NetJets’ Phenom 300 order benefits Flight Options

Alasdair Whyte

Flight Options relish competition with NetJets as they benefit from surprise Phenom 300 order.
Embraer Phenom 300 interior
Embraer Phenom 300 interior

NetJets ordered 50 Phenom 300s from Embraer at NBAA. A favoured nation clause in Flight Options’ 2007 Phenom 300 order means that Embraer cannot sell the aircraft at a lower price than was offered to Flight Options.

When Fight Options ordered 100 Phenom 300 corporate jets in December 2007 the $746 million list prize size of the deal was enough to raise Embraer’s share price by 1% within minutes of the announcement. The US fractional operator also signed up to a maintenance support deal that Embraer valued at $200 million and took an option for another 50 Phenom 300s.

Embraer waited to see if Flight Options would be able to afford the aircraft. The management team at Flight Options that placed the order left and the owner that supported the decision sold the company to a group of investors led by Ken Ricci, who is now chairman.

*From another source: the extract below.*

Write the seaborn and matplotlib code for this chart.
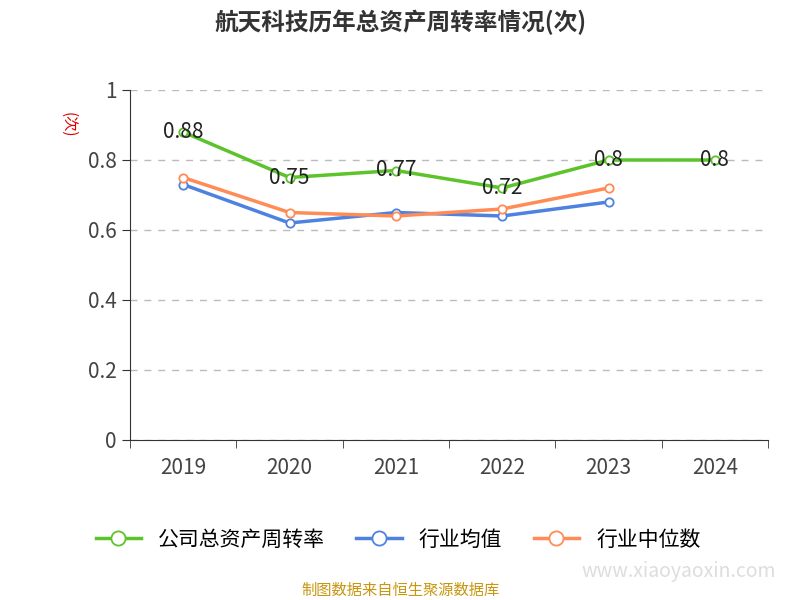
import matplotlib
matplotlib.use("Agg")
import matplotlib.pyplot as plt
from matplotlib import font_manager as fm
import seaborn as sns
import pandas as pd

years = ["2019", "2020", "2021", "2022", "2023", "2024"]
company = [0.88, 0.75, 0.77, 0.72, 0.80, 0.80]
ind_mean = [0.73, 0.62, 0.65, 0.64, 0.68]
ind_median = [0.75, 0.65, 0.64, 0.66, 0.72]
labels = ["0.88", "0.75", "0.77", "0.72", "0.8", "0.8"]

cjk = sorted({f.name for f in fm.fontManager.ttflist if "CJK" in f.name and "Sans" in f.name})
pref = [n for n in ["Noto Sans CJK SC", "Noto Sans CJK JP", "Noto Sans CJK TC", "Noto Sans CJK KR"] if n in cjk]
fam = pref[0] if pref else (cjk[0] if cjk else "DejaVu Sans")
plt.rcParams["font.family"] = "sans-serif"
plt.rcParams["font.sans-serif"] = [fam, "DejaVu Sans"]
plt.rcParams["axes.unicode_minus"] = False

fig = plt.figure(figsize=(8, 6), dpi=100)
ax = fig.add_axes([130/800, 1-440/600, 638/800, 350/600])

series = [("公司总资产周转率", company, "#5cc42a"),
          ("行业均值", ind_mean, "#4f82e0"),
          ("行业中位数", ind_median, "#ff8c57")]
for name, vals, c in series:
    df = pd.DataFrame({"x": list(range(len(vals))), "y": vals})
    sns.lineplot(data=df, x="x", y="y", ax=ax, color=c, linewidth=2.5, marker="o",
                 markersize=6, markerfacecolor="white", markeredgecolor=c,
                 markeredgewidth=1.3, label=name)
for i, (v, t) in enumerate(zip(company, labels)):
    ax.text(i, v, t, ha="center", va="center", fontsize=15, color="#222222")

ax.set_xlim(-0.5, 5.5)
ax.set_ylim(0, 1)
ax.set_yticks([0, 0.2, 0.4, 0.6, 0.8, 1])
ax.set_yticklabels(["0", "0.2", "0.4", "0.6", "0.8", "1"])
ax.set_xticks(range(6))
ax.set_xticklabels(years)
ax.set_xticks([i - 0.5 for i in range(7)], minor=True)
ax.tick_params(axis="x", which="major", length=0, labelsize=15, colors="#444444", pad=12)
ax.tick_params(axis="x", which="minor", length=6, color="#333333")
ax.tick_params(axis="y", length=6, labelsize=15, colors="#444444", color="#333333")
ax.set_xlabel(""); ax.set_ylabel("")
for s in ["top", "right"]:
    ax.spines[s].set_visible(False)
ax.spines["left"].set_color("#333333"); ax.spines["bottom"].set_color("#333333")
ax.grid(axis="y", linestyle=(0, (5, 5)), color="#bbbbbb", linewidth=1)
ax.set_axisbelow(True)

fig.text(0.5, 1-22/600, "航天科技历年总资产周转率情况(次)", ha="center", va="center",
         fontsize=17, fontweight="bold", color="#333333")
fig.text(68/800, 1-125/600, "(次)", rotation=-90, ha="center", va="center", fontsize=11, color="#dd0000")
ax.legend(loc="upper center", bbox_to_anchor=(0.42, -0.2), ncol=3, frameon=False,
          fontsize=15, handlelength=2.2, columnspacing=1.5, markerscale=1.7)
fig.text(0.5, 1-590/600, "制图数据来自恒生聚源数据库", ha="center", va="center", fontsize=11, color="#c8960f")
fig.text(0.97, 1-572/600, "www.xiaoyaoxin.com", ha="right", va="center", fontsize=14, color="#dddddd")
fig.savefig("out.png", dpi=100)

“Embraer was worried that the original order wouldn’t be for real,” said Ricci. “But we gave them a lot of comfort when we released the audited financial statement in December 2009 showing a $25 million profit – the first profit for five years.”  

One rumour at the NBAA exhibition was that Embraer had actually broken an agreement that Flight Options would be the only fractional ownership company allowed to market the Phenom 300 in the US.

“We never had an exclusive agreement,” says Ricci. “We did however have a favoured nation clause where Embraer could not sell Phenom 300s at a lower price to another fractional operator.”

NetJets was able to negotiate a lower price than Flight Options when it ordered in 2007 but by doing so has helped its competitor out due to the favoured nation stipulation.

“We will be getting substantial discounts,” said Ricci.  

Ricci added: “We are not worried about competing on the Phenom 300. Although we are having some teething troubles with the aircraft we will have had the aircraft to market for three years before NetJets and we are used to competing with them – like on the Hawker 400 and Hawker 800 for example. In fact we love competing against them.”

One rival manufacturer said that they are surprised by the price that NetJets achieved. “We can’t believe the deal is at such a low price,” he said. “It is a deal no one else could have done.”

Ricci, who did not negotiate the 2007 order, believes the favoured nation clause is far more valuable than being the only fractional operator able to sell shares in Phenom 300s. Flight Options has taken delivery of its first Phenom 300 with three more expected to be delivered this year. It has sold all of the shares in the first three aircraft.

Embraer is optimistic that NetJets will exercise options for a further 100 Phenom 100s. The first deliveries are due in 2013.